A local Chancery Judge has ruled on an ongoing controversial issue that spawn in 2019 concerning the City of Bay Springs, a nearby real estate developer, Friends of Children of Mississippi, and young children of the area.
Judge Robert M. Logan ruled last week in favor of Bluebird Properties, Inc. in a variance zoning issue hearing previously denied by the City of Bay Springs.
The Bay Springs Board of Aldermen in mid-November 2019 denied a variance request by Bluebird Properties, Inc. that would have essentially allowed the forward progress of a Friends of Children of Mississippi facility to possibly be located at a property within the realms of the industrial park in Bay Springs.
The variance requested was to change an industrial zoning area to commercial as to allegedly fit with a Friends of Children of Mississippi application that would be submitted to the State Department of Health for inspection of a proposed Friends of Children facility. Without the variance change, the application could not even be submitted. The board also had other concerns with safety and health issues of young children.
In November 2019, the Bay Springs Board had tabled a vote on the issue from the previous city meeting (two weeks prior) to give Bluebird Properties’ owner Ken Keyes, represented by an attorney out of Laurel, and Friends of Children of Mississippi Facility Coordinator Albert Carter an opportunity to speak to the board before a final decision was made about the variance. Neither Keyes nor Carter were available for that meeting.
In the coming weeks, Keyes appeared with new legal services (Brame Law Firm of Bay Springs) to discuss the issue of whether the facility would be a “daycare” or a “school” with the Bay Springs Board of Aldermen. The issue had already been entered into a legal suit objection over the variance in Jasper County Circuit Court by Bluebird Properties, and City of Bay Springs Attorney Joseph Sims advised the Board to not speak of the issue in that meeting.
The variance issue suit was eventually moved from Jasper County Circuit Court to Jasper County Chancery Court where it was recently heard on September 17 by Judge Logan. The main issue brought up in court during the hearing by the plaintiff, Bluebird Properties, revolved around legal zoning of the property and whether it is an industrial or commercial property that could be used as a Friends of Children facility - primarily the question over the facility being a “day care” or “school” which was a changing issue laid out in a city zoning ordinance that dates back to 1969. A school is permitted within the ordinance, a day care is not.

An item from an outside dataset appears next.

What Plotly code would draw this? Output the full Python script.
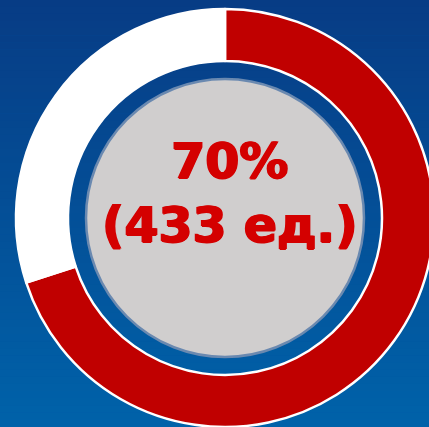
import plotly.graph_objects as go

# ---- data ----
labels = ["Выполнено", "Остаток"]
values = [70, 30]
units_done = 433
slice_colors = ["#C00000", "#FFFFFF"]

# figure is slightly wider than the 429px window; the right edge is cut off like in the reference
W, H = 436, 427

# geometry in pixels (layout only)
cx, cy, R = 225, 218, 209
r_gray = 139

def px_x(x):
    return x / W

def px_y(y):
    return 1 - y / H

fig = go.Figure()

fig.add_trace(go.Pie(
    labels=labels,
    values=values,
    sort=False,
    direction="clockwise",
    rotation=0,
    hole=157 / R,
    marker=dict(colors=slice_colors, line=dict(color="#FFFFFF", width=2.5)),
    textinfo="none",
    hoverinfo="label+value",
    showlegend=False,
    domain=dict(x=[max(0, px_x(cx - R)), min(1, px_x(cx + R))],
                y=[max(0, px_y(cy + R)), min(1, px_y(cy - R))]),
))

# background gradient bands
top = (7, 60, 133)
bot = (0, 98, 169)
n = 60
shapes = []
for i in range(n):
    t = i / (n - 1)
    c = tuple(round(top[k] + (bot[k] - top[k]) * t) for k in range(3))
    shapes.append(dict(type="rect", xref="paper", yref="paper",
                       x0=0, x1=1, y0=1 - (i + 1) / n, y1=1 - i / n + 0.001,
                       fillcolor="rgb(%d,%d,%d)" % c, line=dict(width=0),
                       layer="below"))

# gray center disc
shapes.append(dict(type="circle", xref="paper", yref="paper",
                   x0=px_x(cx - r_gray), x1=px_x(cx + r_gray),
                   y0=px_y(cy + r_gray), y1=px_y(cy - r_gray),
                   fillcolor="#D0CECE", line=dict(color="#6A89B0", width=2.5),
                   layer="above"))

pct = round(100 * values[0] / sum(values))
fig.add_annotation(
    text=f"{pct}%<br>({units_done} ед.)",
    xref="paper", yref="paper", x=px_x(230), y=px_y(193),
    xanchor="center", yanchor="middle", showarrow=False,
    font=dict(family="DejaVu Sans", size=49, color="#D40000", weight="bold",
              shadow="1px 0px 0px #D40000, -1px 0px 0px #D40000, 0px 1px 0px #D40000"),
)

fig.update_layout(
    width=W, height=H,
    margin=dict(l=0, r=0, t=0, b=0),
    paper_bgcolor="#0550A0",
    plot_bgcolor="rgba(0,0,0,0)",
    shapes=shapes,
)

fig.write_html(
    "out.html",
    config={"displayModeBar": False},
    post_script="document.body.style.margin='0';document.body.style.overflow='hidden';",
)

Judge Logan made aware early during the hearing that he could only take into account the zoning legalities with the filed suit Bluebird Properties presented and that safety would not be considered by the court. The safety issue had been a main concern of the City of Bay Springs.
In Judge Logan’s final opinion after hearing testimony from Keyes and Friends of Children of Mississippi representatives, as well as testimony from city officials, he stated, “Clearly, the facility, which is designed for the eduction of young children is a school. It may also perform day care functions, but the evidence establishes its character as a school, with nothing in the record to rebut it.”
In considering a school being allowed in an industrial (1) zone like that of the Bay Springs Industrial Park, Judge Logan further stated in the opinion, “Dr. Cathy Gaston, who is the interim executive director of Friends of Children of Mississippi, a nonprofit corporation, testified that the Head Start facility in question will be operated under a federal grant and will be subject to federal regulations and audit …
“The Court finds, therefor, that the proposed school is a public use necessary to conduct business of the federal government. It is also unlikely the City would have intended to totally exclude a facility such as a Head Start center from operating within the municipality.”
This judgement will allow for the forward progress of the project.
Keyes testified during the hearing Bluebird Properties had spent approximately $200,000 on renovating the building to meet Friends of Children of Mississippi guidelines, and the facility before the board denied the variance was 90 percent complete with six classrooms. It was also learned in court the rent on the property in question is $8,500 a month.
Several city officials still expressed concern of safety of children at the industrial park, while also respecting Judge Logan’s decision.
“Our main concern was safety, and the board voted for them not to do it,” said Mayor J.E. Smith. “Our responsibility is OK, but we voted not to do it, and the Judge overruled it. The Judge said he couldn’t rule on safety.”
Ward Three Alderman Jimmy Knotts said he felt like the situation was a misrepresentation.
“I think they (Bluebird Properties) are misrepresenting the whole thing. In reality, it goes back to the day care situation. What are you going to teach 6-month-old children at that point in time,” he said.
Ward 4 Alderman Ron Keyes said he knows what the industrial park area is like, after working at a plant in it for over two decades. Safety of the children is still on his mind.
“I’ve been working there (at the industrial park) for 25 years. I’ve seen evacuations. There has been a guy get shot up there. There are a lot of things going on at an industrial park, especially throughout the day,” he said.
Jasper County News reached out to Bluebird Properties owner Ken Keyes Tuesday to learn his opinion of the ruling. Keyes mentioned through text that he would like to do an interview, but did not answer a phone call later in the day.